* Data supplied *
* BEGIN *

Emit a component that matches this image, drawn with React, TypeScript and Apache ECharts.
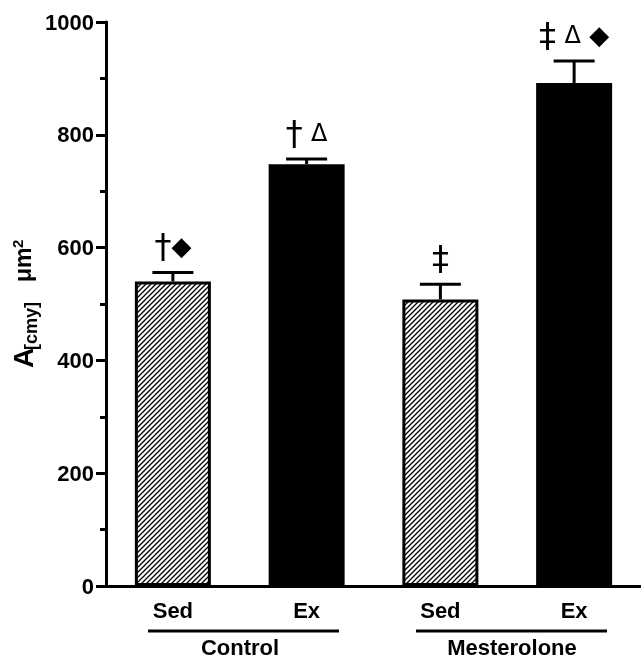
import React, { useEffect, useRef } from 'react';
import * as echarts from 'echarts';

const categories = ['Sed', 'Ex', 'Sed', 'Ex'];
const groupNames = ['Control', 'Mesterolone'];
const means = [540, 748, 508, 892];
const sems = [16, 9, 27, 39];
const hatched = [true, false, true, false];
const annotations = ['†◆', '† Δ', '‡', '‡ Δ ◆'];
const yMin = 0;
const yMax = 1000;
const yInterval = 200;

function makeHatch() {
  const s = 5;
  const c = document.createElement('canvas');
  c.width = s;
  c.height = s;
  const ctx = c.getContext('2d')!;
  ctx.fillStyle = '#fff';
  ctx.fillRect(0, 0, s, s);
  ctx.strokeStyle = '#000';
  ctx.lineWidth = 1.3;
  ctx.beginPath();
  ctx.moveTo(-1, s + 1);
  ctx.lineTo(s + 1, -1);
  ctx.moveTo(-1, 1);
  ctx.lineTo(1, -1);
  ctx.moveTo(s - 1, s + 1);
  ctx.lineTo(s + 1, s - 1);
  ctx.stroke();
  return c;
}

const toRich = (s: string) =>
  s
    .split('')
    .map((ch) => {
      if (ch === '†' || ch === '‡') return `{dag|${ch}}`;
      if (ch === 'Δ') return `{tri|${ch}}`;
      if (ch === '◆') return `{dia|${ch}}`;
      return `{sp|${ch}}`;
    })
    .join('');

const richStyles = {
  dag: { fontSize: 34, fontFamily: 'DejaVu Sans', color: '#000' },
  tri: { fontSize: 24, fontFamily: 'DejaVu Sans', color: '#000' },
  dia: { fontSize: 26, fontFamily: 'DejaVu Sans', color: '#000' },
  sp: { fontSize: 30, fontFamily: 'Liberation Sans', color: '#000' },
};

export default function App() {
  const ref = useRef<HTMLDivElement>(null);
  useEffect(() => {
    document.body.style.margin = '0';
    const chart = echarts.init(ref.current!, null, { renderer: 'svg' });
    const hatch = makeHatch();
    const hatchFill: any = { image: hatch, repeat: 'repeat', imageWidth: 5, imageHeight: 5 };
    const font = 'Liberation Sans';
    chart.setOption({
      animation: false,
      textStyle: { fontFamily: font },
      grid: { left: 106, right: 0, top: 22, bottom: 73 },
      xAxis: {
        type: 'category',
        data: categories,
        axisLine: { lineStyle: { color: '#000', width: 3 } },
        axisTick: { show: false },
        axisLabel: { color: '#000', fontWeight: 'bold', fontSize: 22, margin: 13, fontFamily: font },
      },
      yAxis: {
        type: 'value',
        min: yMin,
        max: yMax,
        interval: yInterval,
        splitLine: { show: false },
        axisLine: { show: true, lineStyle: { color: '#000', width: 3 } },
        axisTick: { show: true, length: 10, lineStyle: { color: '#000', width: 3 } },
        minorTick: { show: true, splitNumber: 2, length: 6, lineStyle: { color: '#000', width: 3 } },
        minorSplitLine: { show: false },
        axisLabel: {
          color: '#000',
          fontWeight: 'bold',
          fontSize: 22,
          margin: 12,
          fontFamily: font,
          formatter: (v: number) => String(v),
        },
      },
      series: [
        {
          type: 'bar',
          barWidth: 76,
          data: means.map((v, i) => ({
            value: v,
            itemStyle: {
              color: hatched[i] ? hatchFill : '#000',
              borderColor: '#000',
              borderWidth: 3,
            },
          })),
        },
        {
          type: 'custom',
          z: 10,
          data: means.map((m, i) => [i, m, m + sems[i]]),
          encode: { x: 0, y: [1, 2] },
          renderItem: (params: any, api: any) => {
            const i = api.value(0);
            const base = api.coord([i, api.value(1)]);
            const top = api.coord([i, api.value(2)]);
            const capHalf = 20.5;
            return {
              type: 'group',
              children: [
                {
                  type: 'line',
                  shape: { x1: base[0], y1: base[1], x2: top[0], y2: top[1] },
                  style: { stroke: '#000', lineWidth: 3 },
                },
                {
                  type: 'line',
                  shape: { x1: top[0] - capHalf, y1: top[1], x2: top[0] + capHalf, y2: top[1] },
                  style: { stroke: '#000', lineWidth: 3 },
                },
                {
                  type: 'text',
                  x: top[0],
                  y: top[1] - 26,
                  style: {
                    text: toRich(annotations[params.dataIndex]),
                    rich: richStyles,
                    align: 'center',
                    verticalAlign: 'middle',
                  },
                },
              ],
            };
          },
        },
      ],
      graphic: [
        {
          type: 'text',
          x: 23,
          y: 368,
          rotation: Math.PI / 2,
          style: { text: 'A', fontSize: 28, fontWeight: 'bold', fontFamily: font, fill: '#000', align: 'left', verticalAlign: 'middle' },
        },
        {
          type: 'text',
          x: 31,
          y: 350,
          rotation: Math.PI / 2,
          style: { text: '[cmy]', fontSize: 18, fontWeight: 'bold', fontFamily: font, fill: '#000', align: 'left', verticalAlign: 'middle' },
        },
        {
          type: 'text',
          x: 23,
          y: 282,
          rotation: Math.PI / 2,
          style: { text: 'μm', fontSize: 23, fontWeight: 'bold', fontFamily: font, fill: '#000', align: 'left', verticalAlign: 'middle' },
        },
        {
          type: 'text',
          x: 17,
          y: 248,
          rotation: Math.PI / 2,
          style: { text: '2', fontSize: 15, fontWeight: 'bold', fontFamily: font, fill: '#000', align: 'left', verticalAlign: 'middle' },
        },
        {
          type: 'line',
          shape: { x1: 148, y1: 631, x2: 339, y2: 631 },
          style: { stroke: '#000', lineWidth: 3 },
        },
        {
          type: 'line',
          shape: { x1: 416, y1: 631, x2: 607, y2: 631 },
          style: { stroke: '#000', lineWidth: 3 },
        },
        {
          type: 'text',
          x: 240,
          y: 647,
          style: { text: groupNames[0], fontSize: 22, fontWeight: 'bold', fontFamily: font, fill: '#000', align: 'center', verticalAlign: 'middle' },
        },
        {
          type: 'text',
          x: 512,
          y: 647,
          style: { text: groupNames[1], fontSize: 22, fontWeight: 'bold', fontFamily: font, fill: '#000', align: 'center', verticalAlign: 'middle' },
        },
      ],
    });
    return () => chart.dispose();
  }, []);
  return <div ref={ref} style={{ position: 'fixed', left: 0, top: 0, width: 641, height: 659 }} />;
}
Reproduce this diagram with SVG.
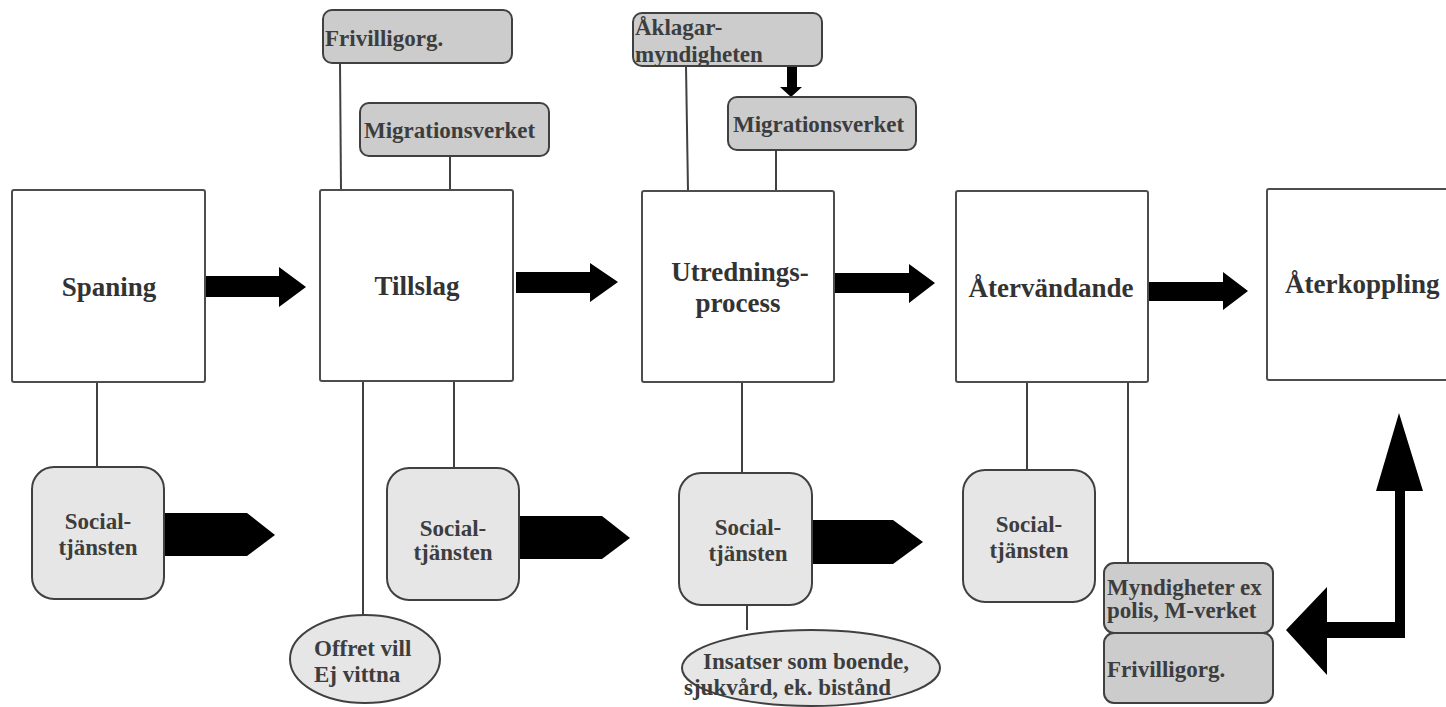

* END *

Every entry above is to be set down exactly; the pictures are to be left out.

* Result of the exercise *
Emit a component that matches this image, drawn with React, TypeScript and Apache ECharts.
import React, { useEffect, useRef } from 'react';
import * as echarts from 'echarts';

const categories = ['Sed', 'Ex', 'Sed', 'Ex'];
const groupNames = ['Control', 'Mesterolone'];
const means = [540, 748, 508, 892];
const sems = [16, 9, 27, 39];
const hatched = [true, false, true, false];
const annotations = ['†◆', '† Δ', '‡', '‡ Δ ◆'];
const yMin = 0;
const yMax = 1000;
const yInterval = 200;

function makeHatch() {
  const s = 5;
  const c = document.createElement('canvas');
  c.width = s;
  c.height = s;
  const ctx = c.getContext('2d')!;
  ctx.fillStyle = '#fff';
  ctx.fillRect(0, 0, s, s);
  ctx.strokeStyle = '#000';
  ctx.lineWidth = 1.3;
  ctx.beginPath();
  ctx.moveTo(-1, s + 1);
  ctx.lineTo(s + 1, -1);
  ctx.moveTo(-1, 1);
  ctx.lineTo(1, -1);
  ctx.moveTo(s - 1, s + 1);
  ctx.lineTo(s + 1, s - 1);
  ctx.stroke();
  return c;
}

const toRich = (s: string) =>
  s
    .split('')
    .map((ch) => {
      if (ch === '†' || ch === '‡') return `{dag|${ch}}`;
      if (ch === 'Δ') return `{tri|${ch}}`;
      if (ch === '◆') return `{dia|${ch}}`;
      return `{sp|${ch}}`;
    })
    .join('');

const richStyles = {
  dag: { fontSize: 34, fontFamily: 'DejaVu Sans', color: '#000' },
  tri: { fontSize: 24, fontFamily: 'DejaVu Sans', color: '#000' },
  dia: { fontSize: 26, fontFamily: 'DejaVu Sans', color: '#000' },
  sp: { fontSize: 30, fontFamily: 'Liberation Sans', color: '#000' },
};

export default function App() {
  const ref = useRef<HTMLDivElement>(null);
  useEffect(() => {
    document.body.style.margin = '0';
    const chart = echarts.init(ref.current!, null, { renderer: 'svg' });
    const hatch = makeHatch();
    const hatchFill: any = { image: hatch, repeat: 'repeat', imageWidth: 5, imageHeight: 5 };
    const font = 'Liberation Sans';
    chart.setOption({
      animation: false,
      textStyle: { fontFamily: font },
      grid: { left: 106, right: 0, top: 22, bottom: 73 },
      xAxis: {
        type: 'category',
        data: categories,
        axisLine: { lineStyle: { color: '#000', width: 3 } },
        axisTick: { show: false },
        axisLabel: { color: '#000', fontWeight: 'bold', fontSize: 22, margin: 13, fontFamily: font },
      },
      yAxis: {
        type: 'value',
        min: yMin,
        max: yMax,
        interval: yInterval,
        splitLine: { show: false },
        axisLine: { show: true, lineStyle: { color: '#000', width: 3 } },
        axisTick: { show: true, length: 10, lineStyle: { color: '#000', width: 3 } },
        minorTick: { show: true, splitNumber: 2, length: 6, lineStyle: { color: '#000', width: 3 } },
        minorSplitLine: { show: false },
        axisLabel: {
          color: '#000',
          fontWeight: 'bold',
          fontSize: 22,
          margin: 12,
          fontFamily: font,
          formatter: (v: number) => String(v),
        },
      },
      series: [
        {
          type: 'bar',
          barWidth: 76,
          data: means.map((v, i) => ({
            value: v,
            itemStyle: {
              color: hatched[i] ? hatchFill : '#000',
              borderColor: '#000',
              borderWidth: 3,
            },
          })),
        },
        {
          type: 'custom',
          z: 10,
          data: means.map((m, i) => [i, m, m + sems[i]]),
          encode: { x: 0, y: [1, 2] },
          renderItem: (params: any, api: any) => {
            const i = api.value(0);
            const base = api.coord([i, api.value(1)]);
            const top = api.coord([i, api.value(2)]);
            const capHalf = 20.5;
            return {
              type: 'group',
              children: [
                {
                  type: 'line',
                  shape: { x1: base[0], y1: base[1], x2: top[0], y2: top[1] },
                  style: { stroke: '#000', lineWidth: 3 },
                },
                {
                  type: 'line',
                  shape: { x1: top[0] - capHalf, y1: top[1], x2: top[0] + capHalf, y2: top[1] },
                  style: { stroke: '#000', lineWidth: 3 },
                },
                {
                  type: 'text',
                  x: top[0],
                  y: top[1] - 26,
                  style: {
                    text: toRich(annotations[params.dataIndex]),
                    rich: richStyles,
                    align: 'center',
                    verticalAlign: 'middle',
                  },
                },
              ],
            };
          },
        },
      ],
      graphic: [
        {
          type: 'text',
          x: 23,
          y: 368,
          rotation: Math.PI / 2,
          style: { text: 'A', fontSize: 28, fontWeight: 'bold', fontFamily: font, fill: '#000', align: 'left', verticalAlign: 'middle' },
        },
        {
          type: 'text',
          x: 31,
          y: 350,
          rotation: Math.PI / 2,
          style: { text: '[cmy]', fontSize: 18, fontWeight: 'bold', fontFamily: font, fill: '#000', align: 'left', verticalAlign: 'middle' },
        },
        {
          type: 'text',
          x: 23,
          y: 282,
          rotation: Math.PI / 2,
          style: { text: 'μm', fontSize: 23, fontWeight: 'bold', fontFamily: font, fill: '#000', align: 'left', verticalAlign: 'middle' },
        },
        {
          type: 'text',
          x: 17,
          y: 248,
          rotation: Math.PI / 2,
          style: { text: '2', fontSize: 15, fontWeight: 'bold', fontFamily: font, fill: '#000', align: 'left', verticalAlign: 'middle' },
        },
        {
          type: 'line',
          shape: { x1: 148, y1: 631, x2: 339, y2: 631 },
          style: { stroke: '#000', lineWidth: 3 },
        },
        {
          type: 'line',
          shape: { x1: 416, y1: 631, x2: 607, y2: 631 },
          style: { stroke: '#000', lineWidth: 3 },
        },
        {
          type: 'text',
          x: 240,
          y: 647,
          style: { text: groupNames[0], fontSize: 22, fontWeight: 'bold', fontFamily: font, fill: '#000', align: 'center', verticalAlign: 'middle' },
        },
        {
          type: 'text',
          x: 512,
          y: 647,
          style: { text: groupNames[1], fontSize: 22, fontWeight: 'bold', fontFamily: font, fill: '#000', align: 'center', verticalAlign: 'middle' },
        },
      ],
    });
    return () => chart.dispose();
  }, []);
  return <div ref={ref} style={{ position: 'fixed', left: 0, top: 0, width: 641, height: 659 }} />;
}
Reproduce this diagram with SVG.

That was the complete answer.